Une voix forte, bien timbrée, celle d’un jeune homme noir entouré de ses amis. Que Jésus vous ait en Sa Sainte Garde, Jésus vous aime, il est avec nous ! Accueillez-le, Jésus est amour ! J’ai commis des péchés parce que j’ai fait des bêtises ! La voix s’enroule autour de la barre centrale du wagon et passe d’un siège à l’autre sur les voyageurs qui sourient avec entrain comme si c’était un gag, un sketch spécial métro-sortie du ciné.

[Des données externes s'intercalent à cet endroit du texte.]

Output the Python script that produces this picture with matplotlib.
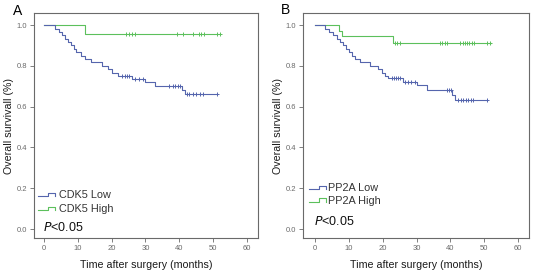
import numpy as np
import matplotlib
matplotlib.use('Agg')
import matplotlib.pyplot as plt

plt.rcParams['font.family'] = ['Liberation Sans', 'DejaVu Sans']

LOW_COLOR = '#5565ad'
HIGH_COLOR = '#5cc05c'
FRAME_COLOR = '#6a6a6a'

# Panel A: CDK5
cdk5_low_t = [0, 3.2, 4.3, 5.3, 6.2, 7.2, 8.0, 8.8, 9.6, 10.8, 12.0, 14.0, 17.0, 18.8, 20.0, 21.8,
              25.9, 29.9, 32.8, 40.7, 41.7]
cdk5_low_s = [1.0, 0.983, 0.967, 0.950, 0.933, 0.917, 0.900, 0.883, 0.867, 0.850, 0.833, 0.817,
              0.800, 0.783, 0.767, 0.750, 0.736, 0.722, 0.700, 0.683, 0.663]
cdk5_low_end = 51.2
cdk5_low_cens = [23.0, 23.8, 24.5, 25.2, 27.0, 28.0, 29.3, 37.0, 38.0, 38.8, 39.5, 40.3,
                 42.2, 43.0, 44.0, 45.0, 46.0, 47.0, 51.2]

cdk5_high_t = [0, 12.1]
cdk5_high_s = [1.0, 0.955]
cdk5_high_end = 52.0
cdk5_high_cens = [24.3, 25.0, 26.0, 27.0, 39.2, 41.0, 44.1, 45.9, 46.5, 47.3, 51.0, 52.0]

# Panel B: PP2A
pp2a_low_t = [0, 3.0, 4.2, 5.4, 6.4, 7.4, 8.4, 9.2, 10.0, 10.8, 11.8, 13.3, 16.3, 18.7, 19.7,
              20.7, 21.7, 26.0, 30.0, 33.0, 40.6, 41.4]
pp2a_low_s = [1.0, 0.983, 0.967, 0.950, 0.933, 0.917, 0.900, 0.883, 0.867, 0.850, 0.833, 0.817,
              0.800, 0.783, 0.767, 0.750, 0.738, 0.722, 0.706, 0.681, 0.657, 0.632]
pp2a_low_end = 50.9
pp2a_low_cens = [22.7, 23.4, 24.0, 24.6, 25.1, 26.5, 27.5, 28.5, 29.5, 38.9, 39.6, 40.3,
                 42.4, 43.1, 43.8, 44.5, 45.3, 46.0, 46.8, 50.9]

pp2a_high_t = [0, 7.0, 8.0, 23.0]
pp2a_high_s = [1.0, 0.970, 0.946, 0.913]
pp2a_high_end = 52.0
pp2a_high_cens = [23.6, 24.3, 25.1, 36.8, 37.4, 38.3, 39.1, 42.9, 43.6, 44.3, 45.0, 45.6,
                  46.3, 47.0, 50.7, 51.7]

x_ticks = [0, 10, 20, 30, 40, 50, 60]
y_ticks = [0.0, 0.2, 0.4, 0.6, 0.8, 1.0]


def km_curve(ax, t, s, end, cens, color):
    tt = list(t) + [end]
    ss = list(s) + [s[-1]]
    ax.step(tt, ss, where='post', color=color, lw=0.8)
    idx = np.searchsorted(t, cens, side='right') - 1
    cy = np.array(s)[idx]
    ax.plot(cens, cy, linestyle='none', marker='+', ms=3.5, mew=0.7, color=color)


def legend_icon(ax, x0, y0, color):
    # small step-shaped legend key, axes coords
    xs = [x0, x0 + 0.045, x0 + 0.045, x0 + 0.075, x0 + 0.075]
    ys = [y0, y0, y0 + 0.014, y0 + 0.014, y0 - 0.002]
    ax.plot(xs, ys, color=color, lw=0.8, transform=ax.transAxes, clip_on=False)


def setup_axes(ax, xlim):
    ax.set_xlim(*xlim)
    ax.set_ylim(-0.044, 1.059)
    ax.set_xticks(x_ticks)
    ax.set_yticks(y_ticks)
    ax.set_yticklabels([f'{v:.1f}' for v in y_ticks])
    ax.tick_params(direction='out', length=3, width=0.6, colors=FRAME_COLOR,
                   labelsize=5.5, pad=2)
    for sp in ax.spines.values():
        sp.set_color(FRAME_COLOR)
        sp.set_linewidth(0.8)
    ax.set_xlabel('Time after surgery (months)', fontsize=7.7, color='#1a1a1a', labelpad=6)
    ax.set_ylabel('Overall survivall (%)', fontsize=7.7, color='#1a1a1a', labelpad=2)


fig = plt.figure(figsize=(5.36, 2.73), dpi=100)
axA = fig.add_axes([34 / 536, 35 / 273, 224 / 536, 225 / 273])
axB = fig.add_axes([303 / 536, 35 / 273, 226 / 536, 225 / 273])

setup_axes(axA, (-2.95, 63.25))
setup_axes(axB, (-3.55, 63.25))

km_curve(axA, cdk5_high_t, cdk5_high_s, cdk5_high_end, cdk5_high_cens, HIGH_COLOR)
km_curve(axA, cdk5_low_t, cdk5_low_s, cdk5_low_end, cdk5_low_cens, LOW_COLOR)
km_curve(axB, pp2a_high_t, pp2a_high_s, pp2a_high_end, pp2a_high_cens, HIGH_COLOR)
km_curve(axB, pp2a_low_t, pp2a_low_s, pp2a_low_end, pp2a_low_cens, LOW_COLOR)

# legends (drawn by hand to mimic SPSS keys)
legend_icon(axA, 0.018, 0.188, LOW_COLOR)
axA.text(0.112, 0.191, 'CDK5 Low', transform=axA.transAxes, fontsize=7.8, color='#333333', va='center')
legend_icon(axA, 0.018, 0.126, HIGH_COLOR)
axA.text(0.112, 0.129, 'CDK5 High', transform=axA.transAxes, fontsize=7.8, color='#333333', va='center')
axA.text(0.04, 0.045, '$\\it{P}$<0.05', transform=axA.transAxes, fontsize=9, color='#111111', va='center')

legend_icon(axB, 0.025, 0.218, LOW_COLOR)
axB.text(0.112, 0.221, 'PP2A Low', transform=axB.transAxes, fontsize=7.8, color='#333333', va='center')
legend_icon(axB, 0.025, 0.162, HIGH_COLOR)
axB.text(0.112, 0.165, 'PP2A High', transform=axB.transAxes, fontsize=7.8, color='#333333', va='center')
axB.text(0.05, 0.073, '$\\it{P}$<0.05', transform=axB.transAxes, fontsize=9, color='#111111', va='center')

fig.text(13 / 536, 1 - 11 / 273, 'A', fontsize=10, va='center', ha='left')
fig.text(281 / 536, 1 - 10 / 273, 'B', fontsize=10, va='center', ha='left')

fig.savefig('out.png', dpi=100)
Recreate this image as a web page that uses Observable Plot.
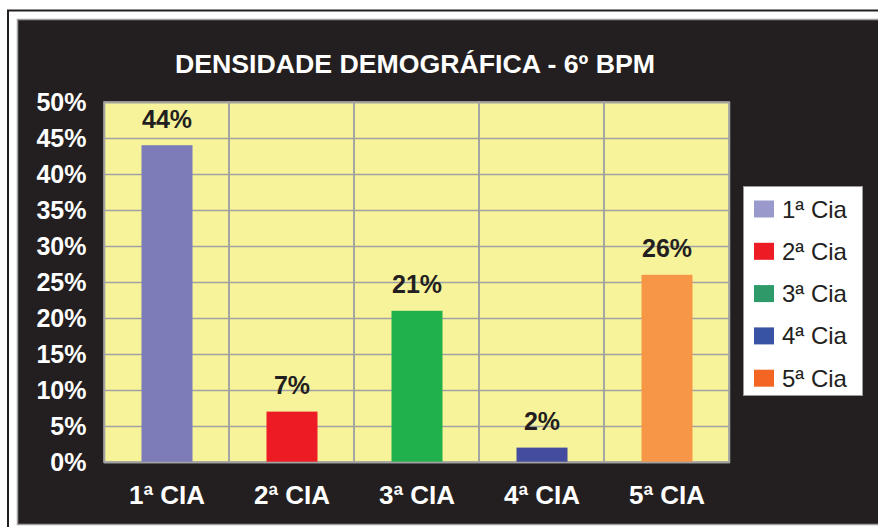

Tout le monde a l’air content d’être là, tous Parisiens même les touristes, un peu serrés les uns contre les autres,  à écouter ce type un brin allumé qui croit en Jésus et tout le reste et tient à nous entraîner dans cet amour.

Je doute qu’il convainque grand-monde mais il a mis une sacrée ambiance, la ligne 6 en est toute égayée.

A Barbès-Rochechouart tout le groupe descend, garçons et filles à la peau sombre et souriants. Vont-ils retourner dans leur paroisse, entrer dans un autre wagon ? Je n’ai pas le temps de les prendre en photo, le métro repart, il a laissé Jésus sur le quai, mais les sourires flottent encore dans le wagon, c’est chouette, le métro, la nuit. 

imagesEntre Laumière et Jaurès, une jeune fille de seize ou dix-sept ans dit à une autre, Moi je m’invente des besoins. Je me dis J’ai froid et je n’ai qu’un gilet, alors il faut que je m’en achète un autre, ça me fait un besoin, un truc à acheter. Elles rient toutes les deux.

Tennis en l'air

Drôle d’endroit pour mettre des tennis, bientôt les fils seront enterrés dommage ça aurait permis de faire des lancers de trucs à fil, de pelotes de laine lestées de petits cailloux, de cordes à sauter, de casseroles attachées par le manche. Les amoureux pourraient lancer des cadenas reliés par des fils de couleur, ça ferait des guirlandes en attendant Noël. Mais il ne faut pas en accrocher trop car ça risquerait de peser sur  les câbles, les fils électriques c’est fait pour faire passer l’électricité quand même et les agents d’EDF ne seraient pas contents. Et les voisins non plus.